The only other patent which we deem it necessary to consider is that of the Gulbransen device. There the piano action abstracts were provided with angle levers, which, instead of being operated by pullers, were engaged by arms or wings attached to the underneath sides of the movable levers of the pneumatics. The efforts of Gulbransen to successfully manufacture any development -of this idea have failed. Gulbransen says that, “while his construction is different, the principle is the same as that of the Brown patent,” and the appellant has argued that it is a development of the Brown patent. It has no pins with buttons to pull up through brackets attached to the abstracts or keys as Brown has.

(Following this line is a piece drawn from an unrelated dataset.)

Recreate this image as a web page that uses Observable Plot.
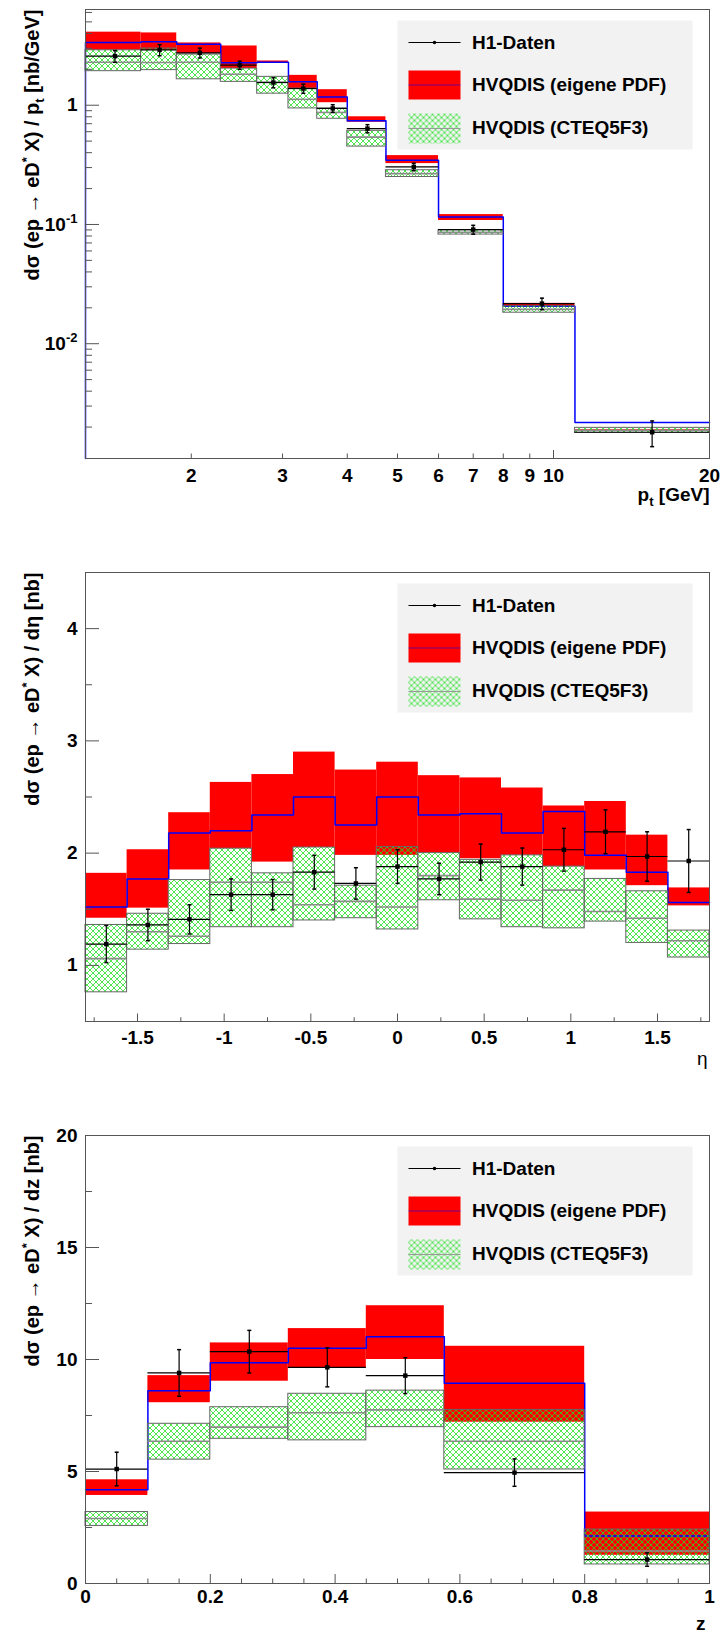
<!DOCTYPE html>
<html><head><meta charset="utf-8">
<script src="https://cdn.jsdelivr.net/npm/d3@7"></script>
<script src="https://cdn.jsdelivr.net/npm/@observablehq/plot@0.6"></script>
<style>
body{margin:0;background:#fff;}
#chart svg{display:block;}
</style></head><body><div id="chart"></div>
<script>
// ---------- pt panel ----------
const ptEdges   = [1.25, 1.6, 1.875, 2.28, 2.68, 3.08, 3.5, 4.0, 4.75, 6.0, 8.0, 11.0, 20.0];
const ptRedHi   = [4.10, 4.04, 3.33, 3.14, 2.35, 1.78, 1.35, 0.80, 0.378, 0.121, 0.0218, 0.00190];
const ptRedLo   = [2.89, 2.89, 2.71, 2.03, 2.24, 1.38, 1.05, 0.72, 0.324, 0.108, 0.0205, 0.00184];
const ptBlue    = [3.36, 3.40, 3.25, 2.27, 2.29, 1.57, 1.17, 0.74, 0.345, 0.1157, 0.0206, 0.00218];
const ptGreenHi = [2.89, 2.99, 2.66, 2.03, 1.73, 1.38, 0.94, 0.61, 0.285, 0.0894, 0.0206, 0.00197];
const ptGreenLo = [1.93, 1.97, 1.65, 1.57, 1.25, 0.94, 0.77, 0.45, 0.250, 0.0823, 0.0182, 0.00179];
const ptGray    = [2.29, 2.28, 2.29, 1.82, 1.56, 1.12, 0.87, 0.54, 0.267, 0.086, 0.0194, 0.00188];
const ptData    = [2.58, 2.91, 2.75, 2.17, 1.55, 1.38, 0.94, 0.637, 0.304, 0.0906, 0.0217, 0.00181];
const ptErr     = [0.29, 0.31, 0.26, 0.17, 0.15, 0.12, 0.07, 0.05, 0.022, 0.0077, 0.0024, 0.00044];
const ptXLabels = [2, 3, 4, 5, 6, 7, 8, 9, 10, 20];
const ptXMajor  = [10];
const ptXMinor  = [2, 3, 4, 5, 6, 7, 8, 9, 20];
const ptYMajor  = [0.01, 0.1, 1];
const ptYMinor  = [0.002, 0.003, 0.004, 0.005, 0.006, 0.007, 0.008, 0.009,
                   0.02, 0.03, 0.04, 0.05, 0.06, 0.07, 0.08, 0.09,
                   0.2, 0.3, 0.4, 0.5, 0.6, 0.7, 0.8, 0.9, 2, 3, 4, 5, 6];

// ---------- eta panel ----------
const etaEdges   = [-1.8, -1.56, -1.32, -1.08, -0.84, -0.6, -0.36, -0.12, 0.12, 0.36, 0.6, 0.84, 1.08, 1.32, 1.56, 1.8];
const etaRedHi   = [1.82, 2.03, 2.36, 2.63, 2.70, 2.90, 2.74, 2.81, 2.69, 2.67, 2.58, 2.42, 2.46, 2.16, 1.69];
const etaRedLo   = [1.42, 1.51, 1.85, 2.04, 1.92, 2.05, 1.98, 1.98, 2.00, 1.95, 1.98, 1.88, 1.85, 1.71, 1.53];
const etaBlue    = [1.52, 1.77, 2.18, 2.20, 2.34, 2.50, 2.25, 2.50, 2.34, 2.35, 2.18, 2.37, 1.98, 1.83, 1.56];
const etaGreenHi = [1.36, 1.46, 1.76, 2.04, 1.82, 2.05, 1.71, 2.055, 2.00, 1.94, 1.98, 1.88, 1.77, 1.66, 1.31];
const etaGreenLo = [0.76, 1.14, 1.19, 1.34, 1.34, 1.40, 1.42, 1.32, 1.58, 1.41, 1.34, 1.33, 1.39, 1.20, 1.07];
const etaGray    = [1.06, 1.30, 1.26, 1.74, 1.74, 1.54, 1.57, 1.52, 1.80, 1.59, 1.58, 1.67, 1.48, 1.42, 1.22];
const etaData    = [1.19, 1.36, 1.41, 1.63, 1.63, 1.83, 1.73, 1.88, 1.77, 1.92, 1.88, 2.03, 2.19, 1.97, 1.93];
const etaErr     = [0.165, 0.14, 0.13, 0.14, 0.135, 0.15, 0.14, 0.15, 0.14, 0.16, 0.165, 0.19, 0.195, 0.22, 0.28];
const etaXMajor  = [-1.5, -1, -0.5, 0, 0.5, 1, 1.5];
const etaXMinor  = [-1.75, -1.25, -0.75, -0.25, 0.25, 0.75, 1.25, 1.75];
const etaYMajor  = [1, 2, 3, 4];
const etaYMinor  = [1.5, 2.5, 3.5];

// ---------- z panel ----------
const zEdges   = [0, 0.1, 0.2, 0.325, 0.45, 0.575, 0.8, 1.0];
const zRedHi   = [4.63, 9.28, 10.74, 11.38, 12.40, 10.59, 3.19];
const zRedLo   = [3.93, 8.07, 9.03, 9.60, 10.00, 7.20, 1.26];
const zBlue    = [4.19, 8.61, 9.85, 10.50, 11.02, 8.94, 2.12];
const zGreenHi = [3.19, 7.13, 7.87, 8.47, 8.61, 7.75, 2.41];
const zGreenLo = [2.57, 5.53, 6.46, 6.39, 6.98, 5.09, 0.85];
const zGray    = [2.90, 6.35, 6.98, 7.62, 7.75, 6.35, 1.45];
const zData    = [5.11, 9.40, 10.35, 9.65, 9.28, 4.95, 1.07];
const zErr     = [0.75, 1.04, 0.95, 0.87, 0.80, 0.61, 0.30];
const zXMajor  = [0, 0.2, 0.4, 0.6, 0.8, 1];
const zXMinor  = [0.05, 0.1, 0.15, 0.25, 0.3, 0.35, 0.45, 0.5, 0.55, 0.65, 0.7, 0.75, 0.85, 0.9, 0.95];
const zYMajor  = [0, 5, 10, 15, 20];
const zYMinor  = [2.5, 7.5, 12.5, 17.5];

const legendLabels = ["H1-Daten", "HVQDIS (eigene PDF)", "HVQDIS (CTEQ5F3)"];

// ---------- helpers ----------
const FONT = "'Liberation Sans', Arial, Helvetica, sans-serif";
const W = 721, ML = 85, MR = 12, FW = W - ML - MR;
const hline = {draw(ctx, size) { const r = Math.sqrt(size / Math.PI); ctx.moveTo(-r, 0); ctx.lineTo(r, 0); }};

function makeBins(edges, redHi, redLo, blue, gHi, gLo, gray, data, err) {
  return edges.slice(0, -1).map((e, i) => ({
    x1: e, x2: edges[i + 1], xc: (e + edges[i + 1]) / 2,
    redHi: redHi[i], redLo: redLo[i], blue: blue[i], gHi: gHi[i], gLo: gLo[i],
    gray: gray[i], data: data[i], err: err[i]
  }));
}
function bluePoints(edges, blue) {
  return edges.map((e, i) => ({x: e, y: blue[Math.min(i, blue.length - 1)]}));
}

function richText(svg) {
  d3.select(svg).selectAll("text").each(function () {
    const s = this.textContent;
    if (!/[\^_]\{/.test(s)) return;
    const parts = s.split(/(\^\{[^}]*\}|_\{[^}]*\})/).filter(p => p !== "");
    const el = d3.select(this);
    el.text("");
    let shift = 0;
    for (const p of parts) {
      const t = el.append("tspan");
      if (p.startsWith("^{")) {
        t.attr("font-size", "13px").attr("dy", -8 - shift).text(p.slice(2, -1)); shift = -8;
      } else if (p.startsWith("_{")) {
        t.attr("font-size", "13px").attr("dy", 5 - shift).text(p.slice(2, -1)); shift = 5;
      } else {
        if (shift !== 0) t.attr("dy", -shift);
        shift = 0;
        t.text(p);
      }
    }
  });
}

function panel(o) {
  const fh = o.height - o.mt - o.mb;
  const bins = o.bins;
  const hatch = `url(#${o.hatchId})`;
  const tk = {stroke: "#555", strokeWidth: 1};
  const marks = [
    Plot.rect(bins, {x1: "x1", x2: "x2", y1: "redLo", y2: "redHi", fill: "#ff0000"}),
    Plot.line(o.bluePts, {x: "x", y: "y", curve: "step-after", stroke: "#0000ff", strokeWidth: 1.5}),
    Plot.rect(bins, {x1: "x1", x2: "x2", y1: "gLo", y2: "gHi", fill: hatch, stroke: "#666", strokeWidth: 1}),
    Plot.ruleY(bins, {x1: "x1", x2: "x2", y: "gray", stroke: "#8c8c8c", strokeWidth: 1.6}),
    Plot.ruleY(bins, {x1: "x1", x2: "x2", y: "data", stroke: "#000", strokeWidth: 1.2}),
    Plot.ruleX(bins, {x: "xc", y1: d => d.data - d.err, y2: d => d.data + d.err, stroke: "#000", strokeWidth: 1.2}),
    Plot.dot(bins, {x: "xc", y: d => d.data + d.err, symbol: hline, r: 2, stroke: "#000", fill: "none"}),
    Plot.dot(bins, {x: "xc", y: d => d.data - d.err, symbol: hline, r: 2, stroke: "#000", fill: "none"}),
    Plot.dot(bins, {x: "xc", y: "data", symbol: "square", r: 2.5, fill: "#000", stroke: null}),
    Plot.frame({stroke: "#555"}),
    // ticks (pointing inwards)
    Plot.tickY(o.yMajor, {y: d => d, insetRight: FW - 14, ...tk}),
    Plot.tickY(o.yMinor, {y: d => d, insetRight: FW - 7, ...tk}),
    Plot.tickX(o.xMajor, {x: d => d, insetTop: fh - o.xMajLen, ...tk}),
    Plot.tickX(o.xMinor, {x: d => d, insetTop: fh - o.xMinLen, ...tk}),
    // tick labels
    Plot.axisY({ticks: o.yLabels, tickSize: 0, tickPadding: 8, tickFormat: o.yFmt, label: null}),
    Plot.axisX({ticks: o.xLabels, tickSize: 0, tickPadding: o.xPad, tickFormat: o.xFmt, label: null}),
    // axis titles
    Plot.text([o.yTitle], {text: d => d, frameAnchor: "top-left", rotate: -90, dx: -53, dy: 0,
      textAnchor: "end", lineAnchor: "middle", fontSize: 20}),
    Plot.text([o.xTitle], {text: d => d, frameAnchor: "bottom-right", dx: o.xTitleDx, dy: o.xTitleDy,
      textAnchor: "end", lineAnchor: "middle", fontWeight: o.xTitleWeight || "bold"}),
    // legend
    Plot.frame({fill: "#f2f2f2", insetLeft: 312, insetRight: 17, insetTop: 11, insetBottom: fh - 140}),
    Plot.dot([0], {frameAnchor: "top-left", dx: 349, dy: 33, symbol: hline, r: 26, stroke: "#000", strokeWidth: 1.2, fill: "none"}),
    Plot.dot([0], {frameAnchor: "top-left", dx: 349, dy: 33, r: 1.8, fill: "#000", stroke: null}),
    Plot.frame({fill: "#ff0000", insetLeft: 323, insetRight: FW - 375, insetTop: 61, insetBottom: fh - 90}),
    Plot.dot([0], {frameAnchor: "top-left", dx: 349, dy: 75.5, symbol: hline, r: 26, stroke: "#0000ff", strokeOpacity: 0.55, strokeWidth: 1.2, fill: "none"}),
    Plot.frame({fill: hatch, insetLeft: 323, insetRight: FW - 375, insetTop: 104, insetBottom: fh - 134}),
    Plot.dot([0], {frameAnchor: "top-left", dx: 349, dy: 119, symbol: hline, r: 26, stroke: "#999", strokeWidth: 1.2, fill: "none"})
  ];
  [33, 75.5, 118.5].forEach((dy, i) => marks.push(
    Plot.text([legendLabels[i]], {text: d => d, frameAnchor: "top-left", dx: 386.5, dy, textAnchor: "start", lineAnchor: "middle"})
  ));
  const svg = Plot.plot({
    width: W, height: o.height,
    marginTop: o.mt, marginBottom: o.mb, marginLeft: ML, marginRight: MR,
    x: {type: o.xType, domain: o.xDomain},
    y: {type: o.yType, domain: o.yDomain},
    style: {fontFamily: FONT, fontSize: "19px", fontWeight: "bold", color: "#000", background: "#fff", overflow: "visible"},
    marks
  });
  const defs = d3.select(svg).insert("defs", ":first-child");
  const pat = defs.append("pattern").attr("id", o.hatchId).attr("patternUnits", "userSpaceOnUse")
    .attr("width", 6).attr("height", 6);
  pat.append("path").attr("d", "M0,0L6,6M6,0L0,6").attr("stroke", "#22e022").attr("stroke-width", 0.8).attr("fill", "none");
  richText(svg);
  return svg;
}

const chart = document.getElementById("chart");
const ptYDomain = [0.00109, 6.35];
chart.appendChild(panel({
  height: 520, mt: 9, mb: 62, hatchId: "hatch1",
  xType: "log", xDomain: [1.25, 20], yType: "log", yDomain: ptYDomain,
  bins: makeBins(ptEdges, ptRedHi, ptRedLo, ptBlue, ptGreenHi, ptGreenLo, ptGray, ptData, ptErr),
  bluePts: [{x: ptEdges[0], y: ptYDomain[0]}, ...bluePoints(ptEdges, ptBlue)],
  yMajor: ptYMajor, yMinor: ptYMinor, yLabels: ptYMajor,
  yFmt: v => v === 1 ? "1" : "10^{" + Math.round(Math.log10(v)) + "}",
  xMajor: ptXMajor, xMinor: ptXMinor, xMajLen: 8, xMinLen: 4.5, xLabels: ptXLabels, xFmt: v => String(v), xPad: 10,
  yTitle: "dσ (ep → eD^{*} X) / p_{t} [nb/GeV]", xTitle: "p_{t} [GeV]", xTitleDx: 0, xTitleDy: 36
}));
chart.appendChild(panel({
  height: 560, mt: 52, mb: 59, hatchId: "hatch2",
  xType: "linear", xDomain: [-1.8, 1.8], yType: "linear", yDomain: [0.5, 4.5],
  bins: makeBins(etaEdges, etaRedHi, etaRedLo, etaBlue, etaGreenHi, etaGreenLo, etaGray, etaData, etaErr),
  bluePts: bluePoints(etaEdges, etaBlue),
  yMajor: etaYMajor, yMinor: etaYMinor, yLabels: etaYMajor, yFmt: v => String(v),
  xMajor: etaXMajor, xMinor: etaXMinor, xMajLen: 7.5, xMinLen: 3.7, xLabels: etaXMajor, xFmt: v => String(v), xPad: 9,
  yTitle: "dσ (ep → eD^{*} X) / dη [nb]", xTitle: "η", xTitleDx: -2, xTitleDy: 37, xTitleWeight: "normal"
}));
chart.appendChild(panel({
  height: 552, mt: 55, mb: 49, hatchId: "hatch3",
  xType: "linear", xDomain: [0, 1], yType: "linear", yDomain: [0, 20],
  bins: makeBins(zEdges, zRedHi, zRedLo, zBlue, zGreenHi, zGreenLo, zGray, zData, zErr),
  bluePts: bluePoints(zEdges, zBlue),
  yMajor: zYMajor, yMinor: zYMinor, yLabels: zYMajor, yFmt: v => String(v),
  xMajor: zXMajor, xMinor: zXMinor, xMajLen: 9, xMinLen: 4.5, xLabels: zXMajor, xFmt: v => String(v), xPad: 6,
  yTitle: "dσ (ep → eD^{*} X) / dz [nb]", xTitle: "z", xTitleDx: -4, xTitleDy: 40
}));
</script></body></html>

In the Gulbransen structure, brackets were attached to the piano abstracts, and these brackets were engaged directly by wings or projections from the pneumatics and there were no pullers. Its nonsuccess resulted. A difficulty he was unable to overcome was in attaching these brackets to the abstracts. The attachments varied in weight, and, even if properly balanced by loading each of the three keys differently, the operation of each of the three adjacent keys would be different; the touch of the piano was spoiled, hecause it is essential to the touch of the piano that the operation of all of the keys on action would be exactly the same. Gulbransen tried for 11 years to make a practical device, and has not been successful.
We think the new evidence, or amplification of the old, adds nothing to that which has been previously considered.
Decree affirmed.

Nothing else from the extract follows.